Reproduce the listing word for word. Skip any image.
═════ Material provided
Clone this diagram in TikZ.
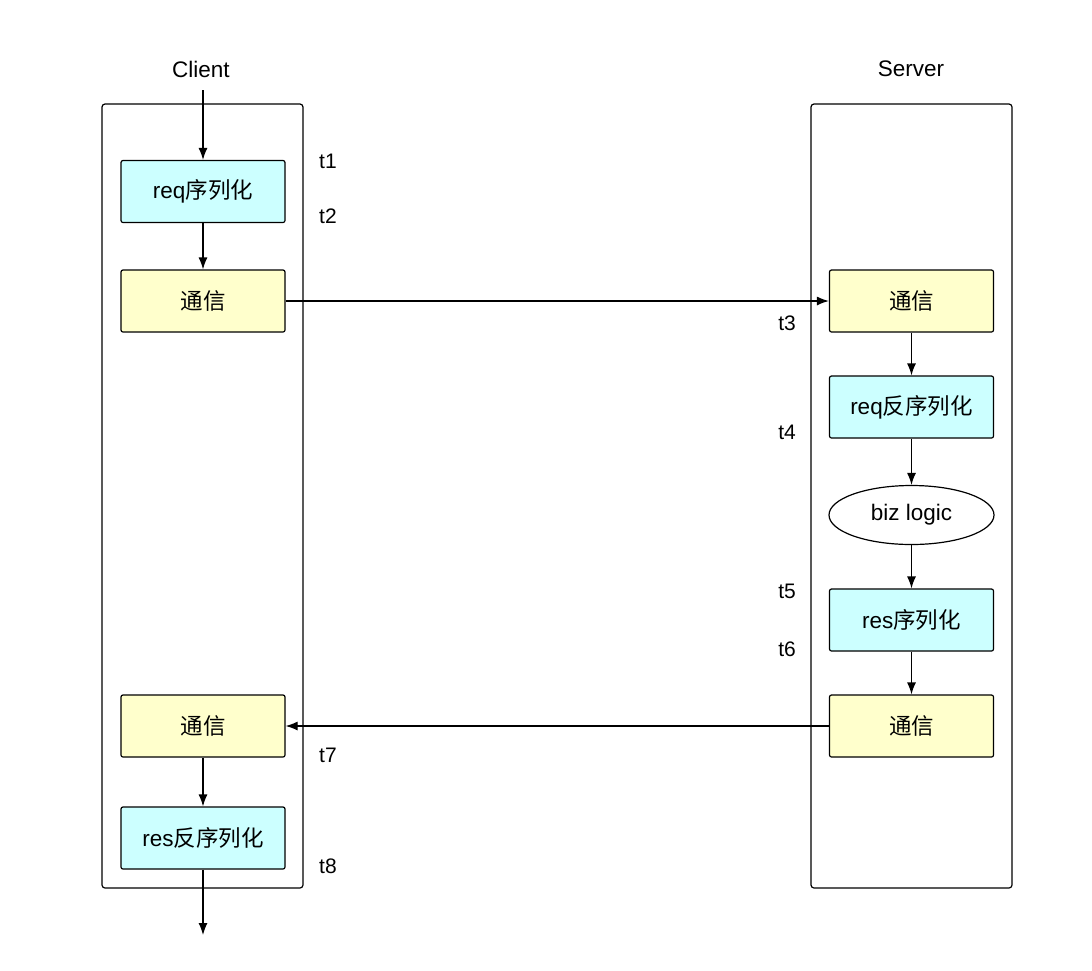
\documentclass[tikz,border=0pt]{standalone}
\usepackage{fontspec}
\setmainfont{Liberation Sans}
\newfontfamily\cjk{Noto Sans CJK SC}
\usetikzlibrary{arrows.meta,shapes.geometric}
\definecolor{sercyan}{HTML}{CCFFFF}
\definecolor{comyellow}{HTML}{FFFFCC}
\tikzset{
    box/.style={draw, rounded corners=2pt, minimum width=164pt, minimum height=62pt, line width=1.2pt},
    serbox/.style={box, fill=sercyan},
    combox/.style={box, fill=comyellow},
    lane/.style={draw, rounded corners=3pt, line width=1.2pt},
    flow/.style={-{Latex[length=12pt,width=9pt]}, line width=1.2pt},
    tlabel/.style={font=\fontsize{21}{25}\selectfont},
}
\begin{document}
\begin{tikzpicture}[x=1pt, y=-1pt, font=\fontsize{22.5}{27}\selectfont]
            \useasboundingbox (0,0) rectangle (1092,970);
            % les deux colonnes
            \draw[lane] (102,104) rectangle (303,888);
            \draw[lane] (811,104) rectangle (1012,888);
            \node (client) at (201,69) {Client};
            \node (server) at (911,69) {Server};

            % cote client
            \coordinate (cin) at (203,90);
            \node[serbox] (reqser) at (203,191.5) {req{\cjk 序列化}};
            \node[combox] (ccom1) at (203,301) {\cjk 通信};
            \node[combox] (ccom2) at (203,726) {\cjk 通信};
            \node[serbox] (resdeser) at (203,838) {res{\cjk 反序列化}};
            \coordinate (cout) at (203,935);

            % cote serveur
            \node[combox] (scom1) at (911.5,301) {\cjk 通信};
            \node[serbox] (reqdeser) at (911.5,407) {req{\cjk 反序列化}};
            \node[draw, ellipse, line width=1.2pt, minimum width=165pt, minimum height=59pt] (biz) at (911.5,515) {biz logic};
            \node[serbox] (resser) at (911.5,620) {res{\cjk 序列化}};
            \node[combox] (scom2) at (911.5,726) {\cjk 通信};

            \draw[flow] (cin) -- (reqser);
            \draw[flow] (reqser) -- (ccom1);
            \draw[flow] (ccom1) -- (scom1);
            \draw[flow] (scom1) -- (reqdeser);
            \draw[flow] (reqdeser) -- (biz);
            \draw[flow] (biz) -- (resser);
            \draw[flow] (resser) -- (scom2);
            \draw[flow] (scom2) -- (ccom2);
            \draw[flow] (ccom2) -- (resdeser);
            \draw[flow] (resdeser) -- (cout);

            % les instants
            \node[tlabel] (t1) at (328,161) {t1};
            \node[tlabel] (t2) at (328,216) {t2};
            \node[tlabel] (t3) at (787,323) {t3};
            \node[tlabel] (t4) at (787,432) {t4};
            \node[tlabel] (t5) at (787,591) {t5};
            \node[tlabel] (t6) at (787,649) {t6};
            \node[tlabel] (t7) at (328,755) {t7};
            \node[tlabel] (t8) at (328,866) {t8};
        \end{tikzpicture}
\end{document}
══════════
» **Solution below**:
Clone this diagram in TikZ.
\documentclass[tikz,border=0pt]{standalone}
\usepackage{fontspec}
\setmainfont{Liberation Sans}
\newfontfamily\cjk{Noto Sans CJK SC}
\usetikzlibrary{arrows.meta,shapes.geometric}
\definecolor{sercyan}{HTML}{CCFFFF}
\definecolor{comyellow}{HTML}{FFFFCC}
\tikzset{
    box/.style={draw, rounded corners=2pt, minimum width=164pt, minimum height=62pt, line width=1.2pt},
    serbox/.style={box, fill=sercyan},
    combox/.style={box, fill=comyellow},
    lane/.style={draw, rounded corners=3pt, line width=1.2pt},
    flow/.style={-{Latex[length=12pt,width=9pt]}, line width=1.2pt},
    tlabel/.style={font=\fontsize{21}{25}\selectfont},
}
\begin{document}
\begin{tikzpicture}[x=1pt, y=-1pt, font=\fontsize{22.5}{27}\selectfont]
            \useasboundingbox (0,0) rectangle (1092,970);
            % les deux colonnes
            \draw[lane] (102,104) rectangle (303,888);
            \draw[lane] (811,104) rectangle (1012,888);
            \node (client) at (201,69) {Client};
            \node (server) at (911,69) {Server};

            % cote client
            \coordinate (cin) at (203,90);
            \node[serbox] (reqser) at (203,191.5) {req{\cjk 序列化}};
            \node[combox] (ccom1) at (203,301) {\cjk 通信};
            \node[combox] (ccom2) at (203,726) {\cjk 通信};
            \node[serbox] (resdeser) at (203,838) {res{\cjk 反序列化}};
            \coordinate (cout) at (203,935);

            % cote serveur
            \node[combox] (scom1) at (911.5,301) {\cjk 通信};
            \node[serbox] (reqdeser) at (911.5,407) {req{\cjk 反序列化}};
            \node[draw, ellipse, line width=1.2pt, minimum width=165pt, minimum height=59pt] (biz) at (911.5,515) {biz logic};
            \node[serbox] (resser) at (911.5,620) {res{\cjk 序列化}};
            \node[combox] (scom2) at (911.5,726) {\cjk 通信};

            \draw[flow] (cin) -- (reqser);
            \draw[flow] (reqser) -- (ccom1);
            \draw[flow] (ccom1) -- (scom1);
            \draw[flow] (scom1) -- (reqdeser);
            \draw[flow] (reqdeser) -- (biz);
            \draw[flow] (biz) -- (resser);
            \draw[flow] (resser) -- (scom2);
            \draw[flow] (scom2) -- (ccom2);
            \draw[flow] (ccom2) -- (resdeser);
            \draw[flow] (resdeser) -- (cout);

            % les instants
            \node[tlabel] (t1) at (328,161) {t1};
            \node[tlabel] (t2) at (328,216) {t2};
            \node[tlabel] (t3) at (787,323) {t3};
            \node[tlabel] (t4) at (787,432) {t4};
            \node[tlabel] (t5) at (787,591) {t5};
            \node[tlabel] (t6) at (787,649) {t6};
            \node[tlabel] (t7) at (328,755) {t7};
            \node[tlabel] (t8) at (328,866) {t8};
        \end{tikzpicture}
\end{document}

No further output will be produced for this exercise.